— Extracted information —
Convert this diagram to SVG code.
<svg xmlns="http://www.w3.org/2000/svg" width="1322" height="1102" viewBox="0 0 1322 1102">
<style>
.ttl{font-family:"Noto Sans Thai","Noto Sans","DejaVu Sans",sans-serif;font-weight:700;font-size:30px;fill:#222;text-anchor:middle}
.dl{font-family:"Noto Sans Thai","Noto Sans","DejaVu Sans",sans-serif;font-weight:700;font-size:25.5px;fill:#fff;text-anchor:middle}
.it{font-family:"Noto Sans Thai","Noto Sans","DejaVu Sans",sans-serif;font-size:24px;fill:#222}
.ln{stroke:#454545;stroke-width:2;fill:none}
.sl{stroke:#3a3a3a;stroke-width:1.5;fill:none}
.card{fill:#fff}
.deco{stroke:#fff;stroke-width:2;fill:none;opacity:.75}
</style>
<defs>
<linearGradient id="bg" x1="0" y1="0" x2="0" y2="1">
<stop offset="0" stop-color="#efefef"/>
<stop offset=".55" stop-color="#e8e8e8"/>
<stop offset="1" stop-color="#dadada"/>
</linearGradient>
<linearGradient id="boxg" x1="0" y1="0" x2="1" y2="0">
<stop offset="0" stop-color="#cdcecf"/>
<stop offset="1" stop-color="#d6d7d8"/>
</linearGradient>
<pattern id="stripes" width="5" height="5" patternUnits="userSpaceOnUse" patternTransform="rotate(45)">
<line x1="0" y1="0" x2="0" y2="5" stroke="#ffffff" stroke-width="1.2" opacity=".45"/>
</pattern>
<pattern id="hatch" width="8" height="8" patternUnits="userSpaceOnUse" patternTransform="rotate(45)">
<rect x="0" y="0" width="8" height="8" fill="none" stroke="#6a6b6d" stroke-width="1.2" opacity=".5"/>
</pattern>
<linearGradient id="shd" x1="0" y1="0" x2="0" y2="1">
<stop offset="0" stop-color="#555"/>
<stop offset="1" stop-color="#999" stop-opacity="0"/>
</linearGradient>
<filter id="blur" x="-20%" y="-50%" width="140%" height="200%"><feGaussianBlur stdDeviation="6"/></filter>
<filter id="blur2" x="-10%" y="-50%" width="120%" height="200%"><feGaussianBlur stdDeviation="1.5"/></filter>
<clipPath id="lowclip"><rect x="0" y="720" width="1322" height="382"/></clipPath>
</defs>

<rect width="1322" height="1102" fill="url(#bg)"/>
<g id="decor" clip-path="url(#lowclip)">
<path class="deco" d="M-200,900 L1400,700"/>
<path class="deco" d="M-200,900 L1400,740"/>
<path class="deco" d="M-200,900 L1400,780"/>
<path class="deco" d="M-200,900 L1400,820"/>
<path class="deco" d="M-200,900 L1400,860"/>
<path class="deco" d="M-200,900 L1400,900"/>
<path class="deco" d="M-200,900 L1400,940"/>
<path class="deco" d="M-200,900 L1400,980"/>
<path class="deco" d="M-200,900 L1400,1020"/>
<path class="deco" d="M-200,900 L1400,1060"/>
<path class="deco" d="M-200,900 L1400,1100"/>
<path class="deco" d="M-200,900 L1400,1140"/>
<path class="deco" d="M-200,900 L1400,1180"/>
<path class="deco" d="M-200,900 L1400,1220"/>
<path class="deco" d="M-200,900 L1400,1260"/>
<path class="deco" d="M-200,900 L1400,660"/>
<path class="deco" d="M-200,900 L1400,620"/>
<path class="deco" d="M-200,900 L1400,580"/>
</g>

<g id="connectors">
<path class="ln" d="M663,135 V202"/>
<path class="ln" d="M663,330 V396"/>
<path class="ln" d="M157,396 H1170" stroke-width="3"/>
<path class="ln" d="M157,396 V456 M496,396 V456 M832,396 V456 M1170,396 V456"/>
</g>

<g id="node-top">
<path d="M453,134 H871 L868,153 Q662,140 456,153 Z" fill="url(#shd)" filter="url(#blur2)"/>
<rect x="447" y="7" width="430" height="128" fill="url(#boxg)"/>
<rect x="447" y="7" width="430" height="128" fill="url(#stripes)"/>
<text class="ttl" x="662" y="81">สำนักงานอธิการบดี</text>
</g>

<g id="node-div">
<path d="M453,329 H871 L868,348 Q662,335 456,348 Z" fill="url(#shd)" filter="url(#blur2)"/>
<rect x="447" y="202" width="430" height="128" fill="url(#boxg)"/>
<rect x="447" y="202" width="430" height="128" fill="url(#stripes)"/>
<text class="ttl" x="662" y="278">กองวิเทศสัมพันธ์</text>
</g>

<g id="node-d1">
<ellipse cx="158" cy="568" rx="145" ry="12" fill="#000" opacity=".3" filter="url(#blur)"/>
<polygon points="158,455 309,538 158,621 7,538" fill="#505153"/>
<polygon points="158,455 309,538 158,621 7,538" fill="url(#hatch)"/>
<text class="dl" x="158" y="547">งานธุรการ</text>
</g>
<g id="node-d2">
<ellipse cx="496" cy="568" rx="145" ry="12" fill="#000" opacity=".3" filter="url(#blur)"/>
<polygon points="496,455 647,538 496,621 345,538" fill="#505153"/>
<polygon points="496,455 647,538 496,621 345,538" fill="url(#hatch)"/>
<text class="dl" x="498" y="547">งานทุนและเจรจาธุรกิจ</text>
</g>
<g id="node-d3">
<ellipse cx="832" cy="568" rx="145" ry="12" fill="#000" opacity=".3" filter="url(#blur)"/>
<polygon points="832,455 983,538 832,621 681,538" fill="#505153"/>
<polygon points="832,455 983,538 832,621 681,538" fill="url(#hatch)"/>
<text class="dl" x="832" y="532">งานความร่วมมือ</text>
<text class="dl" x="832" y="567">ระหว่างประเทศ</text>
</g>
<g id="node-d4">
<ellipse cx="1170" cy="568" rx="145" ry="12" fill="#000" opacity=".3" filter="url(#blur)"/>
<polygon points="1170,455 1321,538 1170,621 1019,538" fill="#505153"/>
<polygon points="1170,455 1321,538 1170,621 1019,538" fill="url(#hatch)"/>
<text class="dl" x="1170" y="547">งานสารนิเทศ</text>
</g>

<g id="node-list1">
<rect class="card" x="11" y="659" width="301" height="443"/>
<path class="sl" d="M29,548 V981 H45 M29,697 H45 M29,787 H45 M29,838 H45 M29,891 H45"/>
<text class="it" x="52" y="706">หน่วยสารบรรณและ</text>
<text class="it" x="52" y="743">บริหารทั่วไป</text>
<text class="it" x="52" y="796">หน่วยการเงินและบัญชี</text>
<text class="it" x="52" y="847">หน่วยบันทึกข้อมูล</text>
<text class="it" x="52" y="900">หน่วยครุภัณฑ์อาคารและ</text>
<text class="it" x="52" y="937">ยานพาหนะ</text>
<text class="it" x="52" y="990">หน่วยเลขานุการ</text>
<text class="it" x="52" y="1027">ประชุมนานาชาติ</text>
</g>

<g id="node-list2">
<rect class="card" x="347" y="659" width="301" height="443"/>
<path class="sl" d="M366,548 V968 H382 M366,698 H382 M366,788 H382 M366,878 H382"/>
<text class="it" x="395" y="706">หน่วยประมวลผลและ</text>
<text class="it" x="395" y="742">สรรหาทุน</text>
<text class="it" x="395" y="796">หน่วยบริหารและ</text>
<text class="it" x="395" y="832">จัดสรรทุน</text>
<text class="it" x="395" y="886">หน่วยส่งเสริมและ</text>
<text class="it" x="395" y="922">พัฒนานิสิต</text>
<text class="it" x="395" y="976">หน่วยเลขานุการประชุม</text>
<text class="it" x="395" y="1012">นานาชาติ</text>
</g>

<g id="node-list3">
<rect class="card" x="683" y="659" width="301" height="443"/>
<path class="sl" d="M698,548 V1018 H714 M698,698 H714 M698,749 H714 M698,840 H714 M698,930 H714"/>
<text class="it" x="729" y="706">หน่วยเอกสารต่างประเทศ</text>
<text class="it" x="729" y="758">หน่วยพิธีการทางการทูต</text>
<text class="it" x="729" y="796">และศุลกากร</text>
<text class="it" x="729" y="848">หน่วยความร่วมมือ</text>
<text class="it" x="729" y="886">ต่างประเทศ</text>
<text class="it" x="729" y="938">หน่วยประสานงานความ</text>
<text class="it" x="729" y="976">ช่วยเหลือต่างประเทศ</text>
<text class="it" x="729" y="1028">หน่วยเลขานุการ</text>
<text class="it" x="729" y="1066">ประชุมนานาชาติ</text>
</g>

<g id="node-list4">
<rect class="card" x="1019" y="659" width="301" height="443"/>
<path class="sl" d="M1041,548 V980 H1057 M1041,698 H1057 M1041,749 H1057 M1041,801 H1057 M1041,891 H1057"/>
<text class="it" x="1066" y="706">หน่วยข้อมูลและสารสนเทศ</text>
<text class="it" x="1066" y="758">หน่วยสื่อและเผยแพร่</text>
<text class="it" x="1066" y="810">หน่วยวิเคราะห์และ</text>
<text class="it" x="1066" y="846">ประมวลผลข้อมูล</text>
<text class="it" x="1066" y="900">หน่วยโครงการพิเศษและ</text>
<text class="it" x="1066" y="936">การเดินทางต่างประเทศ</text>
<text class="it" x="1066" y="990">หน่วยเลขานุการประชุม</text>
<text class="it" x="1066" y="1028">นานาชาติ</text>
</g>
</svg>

---

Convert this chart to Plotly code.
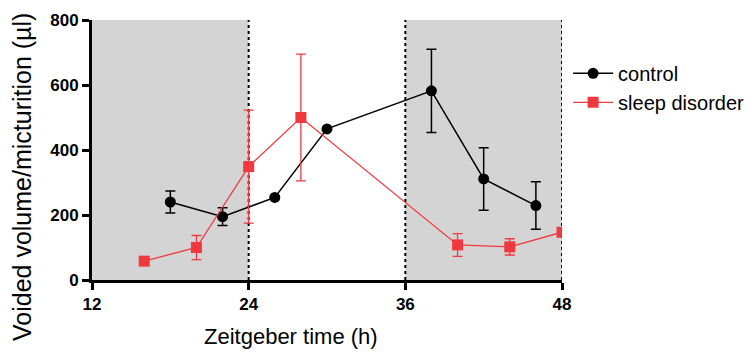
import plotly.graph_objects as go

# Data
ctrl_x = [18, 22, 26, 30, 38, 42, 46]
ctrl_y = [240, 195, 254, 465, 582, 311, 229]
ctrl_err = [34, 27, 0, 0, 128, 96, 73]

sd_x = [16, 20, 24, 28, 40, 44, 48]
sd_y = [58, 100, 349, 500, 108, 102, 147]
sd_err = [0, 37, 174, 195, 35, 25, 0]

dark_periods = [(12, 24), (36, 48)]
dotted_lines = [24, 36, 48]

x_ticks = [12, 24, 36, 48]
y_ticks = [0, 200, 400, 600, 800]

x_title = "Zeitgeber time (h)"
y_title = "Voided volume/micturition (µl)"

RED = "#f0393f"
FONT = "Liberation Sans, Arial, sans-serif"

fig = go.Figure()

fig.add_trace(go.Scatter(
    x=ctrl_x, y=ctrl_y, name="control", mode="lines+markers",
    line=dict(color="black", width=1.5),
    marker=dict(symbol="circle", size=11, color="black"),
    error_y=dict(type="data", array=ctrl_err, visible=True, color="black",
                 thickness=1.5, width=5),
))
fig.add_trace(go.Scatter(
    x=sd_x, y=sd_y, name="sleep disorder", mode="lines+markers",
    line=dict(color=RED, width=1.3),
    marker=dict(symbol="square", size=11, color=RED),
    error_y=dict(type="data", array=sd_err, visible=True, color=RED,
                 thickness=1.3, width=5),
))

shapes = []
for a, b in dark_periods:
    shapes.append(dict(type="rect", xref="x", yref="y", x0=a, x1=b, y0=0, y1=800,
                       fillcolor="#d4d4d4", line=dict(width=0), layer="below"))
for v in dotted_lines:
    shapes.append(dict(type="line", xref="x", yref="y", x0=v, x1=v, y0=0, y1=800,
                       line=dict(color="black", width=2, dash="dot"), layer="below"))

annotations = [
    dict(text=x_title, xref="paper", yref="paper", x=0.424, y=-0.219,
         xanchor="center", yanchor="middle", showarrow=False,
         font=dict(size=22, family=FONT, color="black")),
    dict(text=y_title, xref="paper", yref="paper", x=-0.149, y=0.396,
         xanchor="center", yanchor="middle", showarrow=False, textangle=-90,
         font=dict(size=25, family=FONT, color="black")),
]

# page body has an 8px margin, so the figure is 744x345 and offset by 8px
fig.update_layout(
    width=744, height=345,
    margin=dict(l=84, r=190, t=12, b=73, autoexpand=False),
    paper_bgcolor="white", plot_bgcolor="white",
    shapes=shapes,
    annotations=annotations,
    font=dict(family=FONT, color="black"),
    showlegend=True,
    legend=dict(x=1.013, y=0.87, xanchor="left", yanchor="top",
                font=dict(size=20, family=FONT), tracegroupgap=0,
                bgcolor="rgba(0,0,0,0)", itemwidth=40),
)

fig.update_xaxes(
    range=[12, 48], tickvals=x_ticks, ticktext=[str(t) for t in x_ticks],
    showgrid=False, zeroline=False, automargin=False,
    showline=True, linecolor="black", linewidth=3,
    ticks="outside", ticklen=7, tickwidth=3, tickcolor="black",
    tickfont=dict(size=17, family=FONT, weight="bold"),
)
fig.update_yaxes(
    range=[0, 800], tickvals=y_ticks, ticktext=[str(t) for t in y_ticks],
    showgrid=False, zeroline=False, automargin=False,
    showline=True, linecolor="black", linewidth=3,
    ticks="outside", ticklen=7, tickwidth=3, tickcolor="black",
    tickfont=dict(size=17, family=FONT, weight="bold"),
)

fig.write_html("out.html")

— What you need to do —
Nothing but the lines from the one with "Convert this chart to Plotly code." down to the one with "ctrl_err = [34, 27, 0, 0, 128, 96, 73]" should be printed, both of them included. Leave out the pictures.

— Right answer —
Convert this chart to Plotly code.
import plotly.graph_objects as go

# Data
ctrl_x = [18, 22, 26, 30, 38, 42, 46]
ctrl_y = [240, 195, 254, 465, 582, 311, 229]
ctrl_err = [34, 27, 0, 0, 128, 96, 73]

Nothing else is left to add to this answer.